AUSTIN, Texas — The man who last year was identified as the suspect in the 1991 killings of four teenage girls in an Austin yogurt shop could now be linked to another murder case in Kentucky from 28 years ago.

Back in September, Robert Eugene Brashers—a serial killer who died by suicide back in 1999 after a standoff with police in Missouri—was identified as the suspect in the “yogurt shop murders” through DNA testing after over 30 years since the tragedy in the Texas capital.

On Wednesday, police in Lexington, Kentucky, said Brashers was the person responsible for the death of 43-year-old Linda Marie Rutledge in November 1998. Rutledge was shot and killed at the Nixon Hearing Aid Center, which was then set on fire—similar to what happened in Austin.

The Lexington Police Department said the case has been “officially solved,” and it was due in part to a ballistic match Austin detectives alerted them to back in July 2025. The Austin Police Department reached out to Lexington police after they received a match from the National Integrated Ballistic Information Network (NIBIN), which said a shell casing from the hearing aid center matched one at “I Can’t Believe It’s Yogurt,” the store where the Austin teens were killed.

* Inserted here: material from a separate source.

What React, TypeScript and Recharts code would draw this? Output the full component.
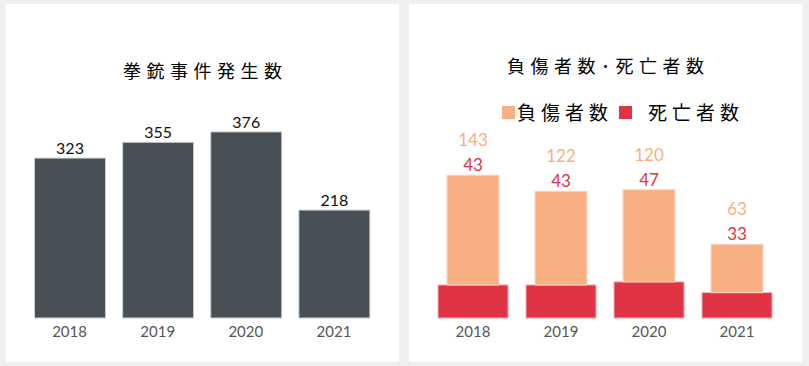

The Kentucky State Police Forensics Lab then examined both shell casings and found that they came from the same firearm. DNA evidence from both the Austin and Kentucky cases was then tested and found to be a match.

“While her case may be solved, it does not bring Linda back, but we hope that by knowing who killed her, her loved ones can begin to heal,” a news release from the Lexington Police Department said. 

Brashers is suspected of having committed at least eight murders in the ‘90s in Kentucky, Missouri, South Carolina and Texas.